JONESY: It's like Amanda claims for this guy called Mustafa all the time.

AMANDA: My staffer. Do you mind? It's not Mustafa.

JONESY: Oh, is that who it is? I thought it was like, some middle-eastern guy you worked with. You run a lot. I just love that picture of you and Boris Johnson running together, and to me it looks like you are doing it very easily. Boris on the other hand, has got that look of 'jeez, I'm going to die'.

JULIE BISHOP: Well, I did a lot of the talking, I have to admit, on that run. Boris did a lot of listening, but it was a great opportunity for us to catch up before a formal meeting which we had later that day. We ran around St James Park, around Buckingham Palace and then back to the Foreign Minister's residence that they have in London, for a quick cup of tea. It was a good start to a later, very formal, meeting where we discussed a whole range of issues affecting Australia-UK relations.

AMANDA: Michaelia Cash yesterday, I don't think, did women any favours. What kind of fallout do you think this will have?

JULIE BISHOP: Senator Cash has withdrawn the comments. The Senate Estimate hearings get pretty heated from time to time, and it's quite appropriate that she withdraw that comment, and she has.

AMANDA: Now, you're launching something called the 'Smart Volunteering Campaign'. As I understand it, when Australians like to travel overseas, a lot of them want to do good work and maybe want to work in orphanages but they're not always picking the right ones or the right way to do it?

JULIE BISHOP: Amanda, this is a concern. We are warning young Australians through this Smart Volunteering Campaign, particularly school and university students, who travel overseas to volunteer. There is actually a racket going on, particularly in South-East Asia. It's called 'orphanage tourism'. What's happening, according to research, is that Australian volunteers are paying money, in some instances up to $2,000 a week to work, to volunteer in so-called orphanages but in fact, these institutions are shams.

Our young people are unwittingly contributing to what amounts to human trafficking or child exploitation. We know this because the number of orphanages is increasing, that is, the institutions are growing in number but the number of genuine orphans is decreasing. These scams are going on to grow the number of orphanages to meet the demand from volunteers, tourists, who want to work in orphanages. For example, children are being taken from families, some have been kidnapped, some have been sold into what is becoming an orphanage industry, and it's grown to some $2.5 billion each year around the world.
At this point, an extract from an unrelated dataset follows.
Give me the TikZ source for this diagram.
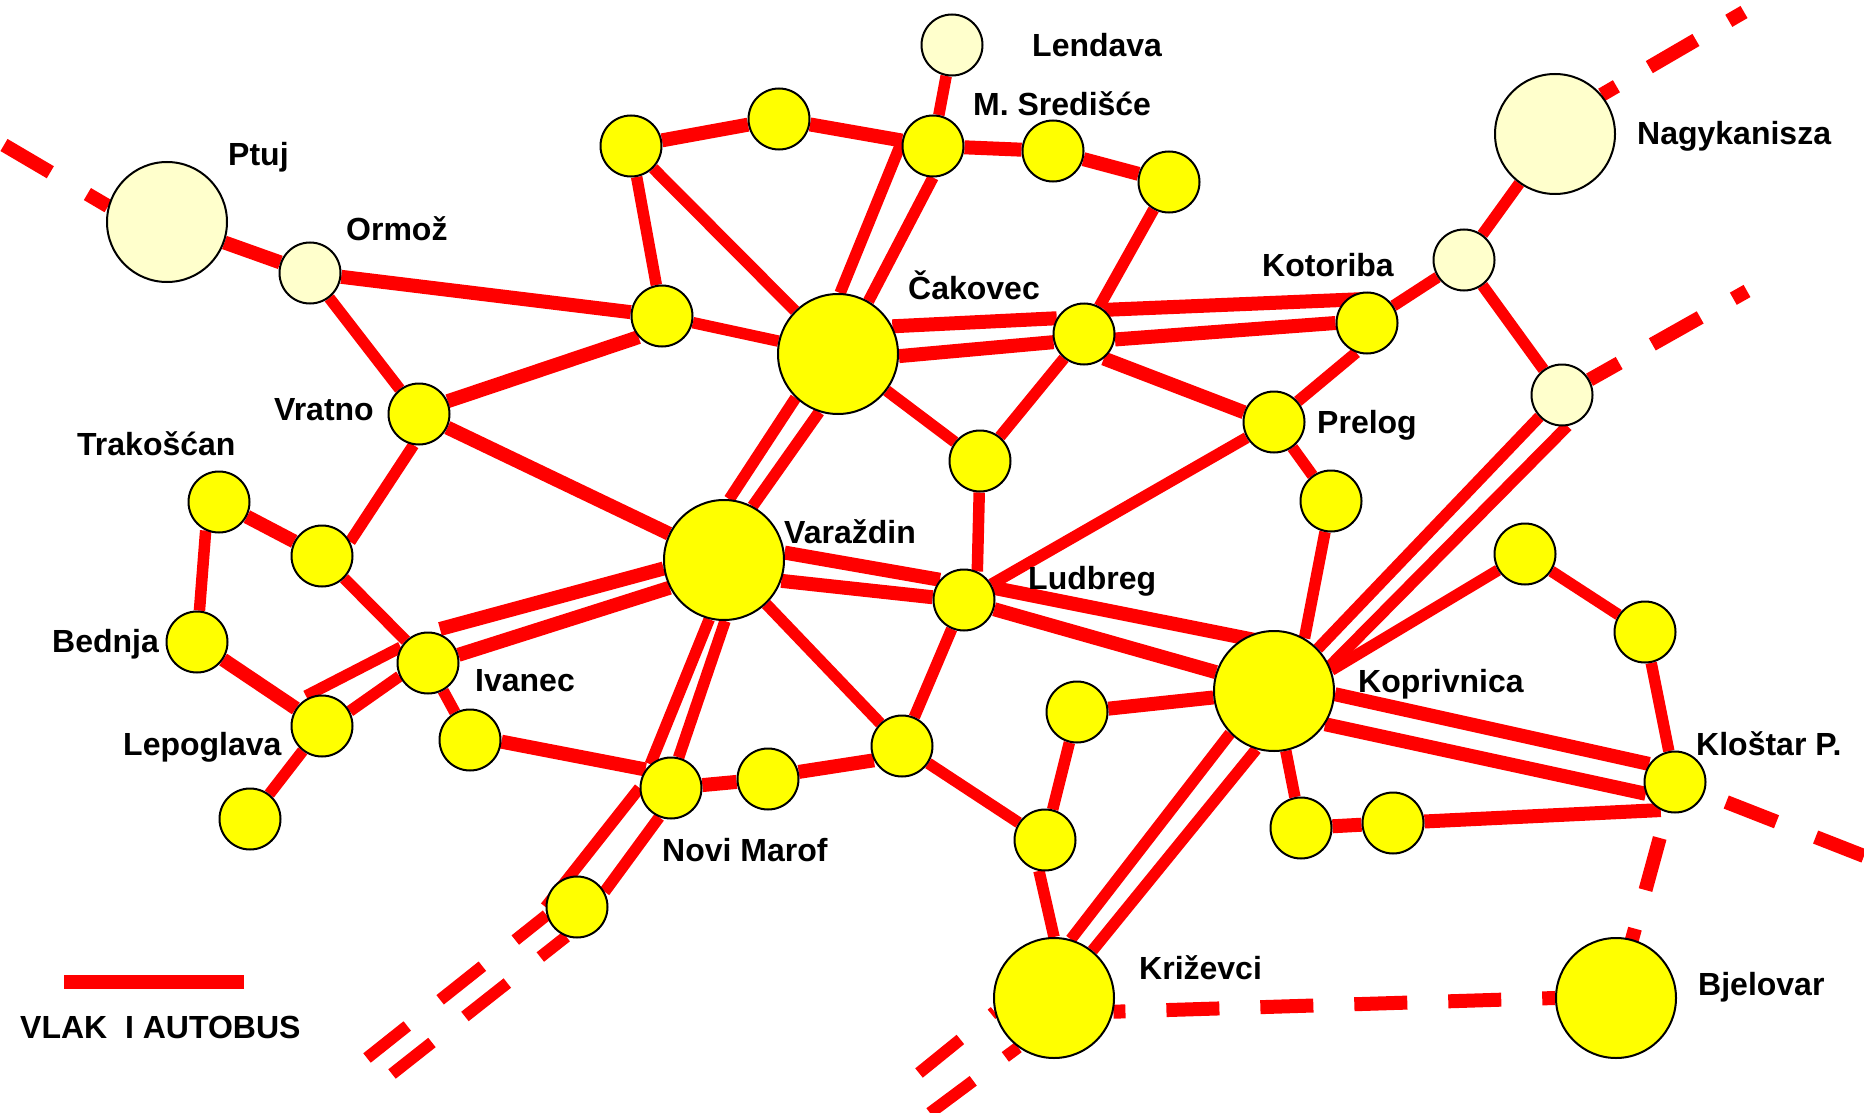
\documentclass[tikz,border=0pt]{standalone}
\usepackage{fontspec}
\setmainfont{Liberation Sans}
\usetikzlibrary{backgrounds}
\definecolor{blijeda}{RGB}{255,255,204}
\definecolor{zuta}{RGB}{255,255,0}
\definecolor{crvena}{RGB}{255,0,0}
\tikzstyle{mala} = [circle, draw=black, line width=2pt, fill=zuta, minimum size=61pt, inner sep=0pt]
\tikzstyle{velika} = [mala, minimum size=120pt]
\tikzstyle{vanjska} = [fill=blijeda]
\tikzstyle{naziv} = [anchor=base west, inner sep=0pt, font=\fontsize{32pt}{36pt}\selectfont\bfseries]
\tikzstyle{veza} = [draw=crvena, line width=14pt]
\tikzstyle{tanka} = [draw=crvena, line width=11.5pt]
\tikzstyle{crtkana} = [veza, dash pattern=on 54pt off 40pt]
\tikzstyle{crtkana2} = [tanka, line width=12pt, dash pattern=on 54pt off 42pt]
\begin{document}
\begin{tikzpicture}[x=1pt, y=-1pt]
	\useasboundingbox (0,0) rectangle (1864,1113);
	\node[velika, vanjska] (ptuj) at (167,222) {};
	\node[mala, vanjska] (ormoz) at (310,273) {};
	\node[mala] (vratno) at (419,414) {};
	\node[mala] (trakoscan) at (219,502) {};
	\node[mala] (n1) at (322,556) {};
	\node[mala] (bednja) at (197,642) {};
	\node[mala] (lepoglava) at (322,726) {};
	\node[mala] (ivanec) at (428,663) {};
	\node[mala] (n2) at (470,740) {};
	\node[mala] (n3) at (250,819) {};
	\node[velika] (varazdin) at (724,560) {};
	\node[velika] (cakovec) at (838,354) {};
	\node[mala] (n4) at (662,316) {};
	\node[mala] (n5) at (631,146) {};
	\node[mala] (n6) at (779,119) {};
	\node[mala] (sredisce) at (933,146) {};
	\node[mala, vanjska] (lendava) at (952,45) {};
	\node[mala] (n7) at (1053,151) {};
	\node[mala] (n8) at (1169,182) {};
	\node[mala] (n9) at (1084,334) {};
	\node[mala] (kotoriba) at (1367,323) {};
	\node[mala, vanjska] (n10) at (1464,260) {};
	\node[velika, vanjska] (nagykanisza) at (1555,134) {};
	\node[mala, vanjska] (n11) at (1562,395) {};
	\node[mala] (prelog) at (1274,422) {};
	\node[mala] (n12) at (980,461) {};
	\node[mala] (n13) at (1331,501) {};
	\node[mala] (ludbreg) at (964,600) {};
	\node[velika] (koprivnica) at (1274,691) {};
	\node[mala] (n14) at (1525,554) {};
	\node[mala] (n15) at (1645,632) {};
	\node[mala] (klostar) at (1675,782) {};
	\node[mala] (n16) at (1077,712) {};
	\node[mala] (n17) at (1045,840) {};
	\node[mala] (n18) at (1301,828) {};
	\node[mala] (n19) at (1393,823) {};
	\node[mala] (novimarof) at (671,788) {};
	\node[mala] (n20) at (768,779) {};
	\node[mala] (n21) at (902,746) {};
	\node[mala] (n22) at (577,907) {};
	\node[velika] (krizevci) at (1054,998) {};
	\node[velika] (bjelovar) at (1616,998) {};

	\node[naziv] (tptuj) at (228,165) {Ptuj};
	\node[naziv] (tormoz) at (346,240) {Ormož};
	\node[naziv] (tvratno) at (274,420) {Vratno};
	\node[naziv] (ttrakoscan) at (77,455) {Trakošćan};
	\node[naziv] (tvarazdin) at (784,543) {Varaždin};
	\node[naziv] (tcakovec) at (908,299) {Čakovec};
	\node[naziv] (tlendava) at (1032,57) {Lendava};
	\node[naziv] (tsredisce) at (973,116) {M. Središće};
	\node[naziv] (tnagykanisza) at (1637,145) {Nagykanisza};
	\node[naziv] (tkotoriba) at (1262,276) {Kotoriba};
	\node[naziv] (tprelog) at (1317,433) {Prelog};
	\node[naziv] (tbednja) at (52,652) {Bednja};
	\node[naziv] (tivanec) at (475,691) {Ivanec};
	\node[naziv] (tlepoglava) at (123,755) {Lepoglava};
	\node[naziv] (tnovimarof) at (662,861) {Novi Marof};
	\node[naziv] (tludbreg) at (1028,589) {Ludbreg};
	\node[naziv] (tkoprivnica) at (1358,692) {Koprivnica};
	\node[naziv] (tklostar) at (1696,755) {Kloštar P.};
	\node[naziv] (tkrizevci) at (1139,979) {Križevci};
	\node[naziv] (tbjelovar) at (1698,995) {Bjelovar};
	\node[naziv] (tlegenda) at (20,1038) {VLAK\ \ I AUTOBUS};

	\coordinate (legendaA) at (64,982);
	\coordinate (legendaB) at (244,982);
	\coordinate (ivanecA) at (440,629);
	\coordinate (lepoglavaA) at (306,696);
	\coordinate (kotoribaA) at (1366,299);
	\coordinate (koprivnicaA) at (1270,643);
	\coordinate (ptujK) at (4,145);
	\coordinate (nagyK) at (1744,12);
	\coordinate (n11K) at (1747,291);
	\coordinate (klostarK) at (1864,856);
	\coordinate (n22A) at (367,1058);
	\coordinate (n22B) at (392,1074);
	\coordinate (krizevciA) at (919,1073);
	\coordinate (krizevciB) at (930,1113);

	\begin{scope}[on background layer]
		\draw[veza] (legendaA) -- (legendaB);
		\draw[veza] (ptuj) -- (ormoz);
		\draw[veza] (ormoz) -- (n4);
		\draw[tanka] (ormoz) -- (vratno);
		\draw[veza] (vratno.24) -- (n4.222);
		\draw[veza] (vratno) -- (varazdin);
		\draw[tanka] (vratno.260) -- (n1.27);
		\draw[veza] (n1) -- (trakoscan);
		\draw[tanka] (trakoscan.245) -- (bednja);
		\draw[veza] (bednja) -- (lepoglava);
		\draw[tanka] (n1) -- (ivanec);
		\draw[tanka] (ivanec) -- (n2);
		\draw[veza] (n2.-3) -- (novimarof.144);
		\draw[tanka] (lepoglava) -- (n3);
		\draw[veza] (novimarof) -- (n20);
		\draw[veza] (n20.13) -- (n21.207);
		\draw[tanka] (varazdin) -- (n21);
		\draw[tanka] (ludbreg) -- (n21);
		\draw[tanka] (n21) -- (n17);
		\draw[tanka] (n17.259) -- (krizevci.90);
		\draw[tanka] (n17) -- (n16);
		\draw[veza] (n16) -- (koprivnica);
		\draw[tanka] (koprivnica) -- (n18);
		\draw[veza] (n18) -- (n19);
		\draw[veza] (n19) -- (klostar.243);
		\draw[tanka] (klostar) -- (n15);
		\draw[tanka] (n15) -- (n14);
		\draw[tanka] (n14) -- (koprivnica.20);
		\draw[tanka] (n13) -- (koprivnica.60);
		\draw[tanka] (n13) -- (prelog);
		\draw[tanka] (prelog) -- (ludbreg);
		\draw[tanka] (prelog.41) -- (kotoriba.250);
		\draw[veza] (prelog.162) -- (n9.309);
		\draw[tanka] (n9) -- (n12);
		\draw[tanka] (n12) -- (ludbreg.65);
		\draw[tanka] (n12) -- (cakovec);
		\draw[tanka] (n4) -- (cakovec);
		\draw[tanka] (n4) -- (n5);
		\draw[tanka] (n5) -- (cakovec);
		\draw[veza] (n5) -- (n6);
		\draw[veza] (n6) -- (sredisce);
		\draw[tanka] (sredisce) -- (lendava);
		\draw[veza] (sredisce) -- (n7);
		\draw[veza] (n7) -- (n8);
		\draw[tanka] (n8) -- (n9);
		\draw[tanka] (kotoriba) -- (n10);
		\draw[tanka] (n10) -- (nagykanisza);
		\draw[tanka] (n10) -- (n11);

		\draw[tanka] (cakovec.88) -- (sredisce.172);
		\draw[tanka] (cakovec.60) -- (sredisce.270);
		\draw[tanka] (cakovec.226) -- (varazdin.85);
		\draw[tanka] (cakovec.252) -- (varazdin.62);
		\draw[veza] (cakovec.27) -- (n9.150);
		\draw[veza] (cakovec.-2) -- (n9.195);
		\draw[veza] (n9.50) -- (kotoribaA);
		\draw[veza] (n9.-10) -- (kotoriba.180);
		\draw[veza] (varazdin.7) -- (ludbreg.140);
		\draw[veza] (varazdin.-20) -- (ludbreg.175);
		\draw[veza] (ludbreg.23) -- (koprivnicaA);
		\draw[veza] (ludbreg.-17) -- (koprivnica.162);
		\draw[veza] (varazdin.188) -- (ivanecA);
		\draw[veza] (varazdin.207) -- (ivanec.15);
		\draw[tanka] (ivanec.150) -- (lepoglavaA);
		\draw[tanka] (ivanec.205) -- (lepoglava.28);
		\draw[tanka] (varazdin.256) -- (novimarof.131);
		\draw[tanka] (varazdin.271) -- (novimarof.76);
		\draw[tanka] (novimarof.180) -- (n22.180);
		\draw[tanka] (novimarof.248) -- (n22.29);
		\draw[tanka] (n11.224) -- (koprivnica.44);
		\draw[tanka] (n11.280) -- (koprivnica.24);
		\draw[tanka] (koprivnica.224) -- (krizevci.74);
		\draw[tanka] (koprivnica.253) -- (krizevci.51);
		\draw[veza] (koprivnica.-3) -- (klostar.145);
		\draw[veza] (koprivnica.-33) -- (klostar.202);

		\draw[crtkana, dash pattern=on 54pt off 43pt, dash phase=30pt] (ptuj.165) -- (ptujK);
		\draw[crtkana, dash pattern=on 54pt off 38pt, dash phase=37pt] (nagykanisza.40) -- (nagyK);
		\draw[crtkana, dash pattern=on 55pt off 38pt, dash phase=21pt] (n11.29) -- (n11K);
		\draw[crtkana, dash pattern=on 54pt off 42pt, dash phase=41pt] (klostar.center) -- (klostarK);
		\draw[crtkana, dash pattern=on 54pt off 40pt, dash phase=36pt] (klostar.center) -- (bjelovar.center);
		\draw[crtkana, dash pattern=on 53pt off 41pt, dash phase=41pt] (krizevci.-13) -- (bjelovar.180);
		\draw[crtkana2, dash phase=14pt] (n22.195) -- (n22A);
		\draw[crtkana2, dash phase=21pt] (n22.250) -- (n22B);
		\draw[crtkana2, dash pattern=on 54pt off 40pt, dash phase=50pt] (krizevci.193) -- (krizevciA);
		\draw[crtkana2, dash pattern=on 54pt off 40pt, dash phase=38pt] (krizevci.234) -- (krizevciB);
	\end{scope}
\end{tikzpicture}
\end{document}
Our message is - if you want to be a volunteer and we certainly encourage people to be volunteers, it's good, it's to be encouraged, but our advice for Australians planning to volunteer overseas is to: Be informed and to avoid these short-term, unskilled volunteering in orphanages because research shows that they are in fact part of this orphanage industry.

Be a child safe volunteer - that is, avoid any activity where children are being promoted as tourist attractions, and: Be a prepared volunteer - do your homework to ensure you're making a positive impact in the local community.

Let me give you an example, in Cambodia the number of residential care institutions for children rose by about 75 per cent over 5 years. UNICEF finds that most children living in this kind of residential care in Cambodia are not orphans, they're not abandoned - it is all part of this industry.

We want to avoid children being exploited to attract funding or donations from tourists, from volunteers. Even where children are genuine orphans, we want to ensure that this constant flow of strangers on short-term visits, doesn't harm that child's social, or physical, or intellectual development.

AMANDA: That's extraordinary.

JULIE BISHOP: Yes, it is a concern. That's why we have started this campaign, the Smart Volunteering Campaign. I'm working with the Minister for Education, Simon Birmingham, who is writing to state and territory ministers for education and universities, to draw their attention to the issue, and the risks for children, and to ensure that Australian volunteers aren't unwittingly, unknowingly contributing to this growing orphanage industry, this orphanage tourism.

JONESY: Thank you for keeping us up to speed. I look forward to the Foreign Minister's report. I want to hear all about Latvia next week, okay? Can you do that – a dossier on Latvia?

JULIE BISHOP: I can tell you about Slovenia?

JONESY: Slovenia?

JULIE BISHOP: Slovenia. I was there last week, and I'm the first Australian Foreign Minister to visit Slovenia. It's a very beautiful country. Here's a fun fact - one in 200 people in Slovenia are beekeepers.

AMANDA: Really?

JONESY: No? One in 200?

JULIE BISHOP: Yes, that's right. I just thought I'd pass that on.

JONESY: Really?!

AMANDA: The things that we learn from you!

JONESY: One in 200 people are beekeepers! Good Lord.

AMANDA: You can share that with Boris on your next jog!

JONESY: When Boris is out of breath -

AMANDA: Here's a fun fact Boris!

JONESY: Here's a fun fact Boris, while you're clutching your heart. Foreign Minister, Julie Bishop. Thank you for joining us.

JULIE BISHOP: My pleasure. Thank you.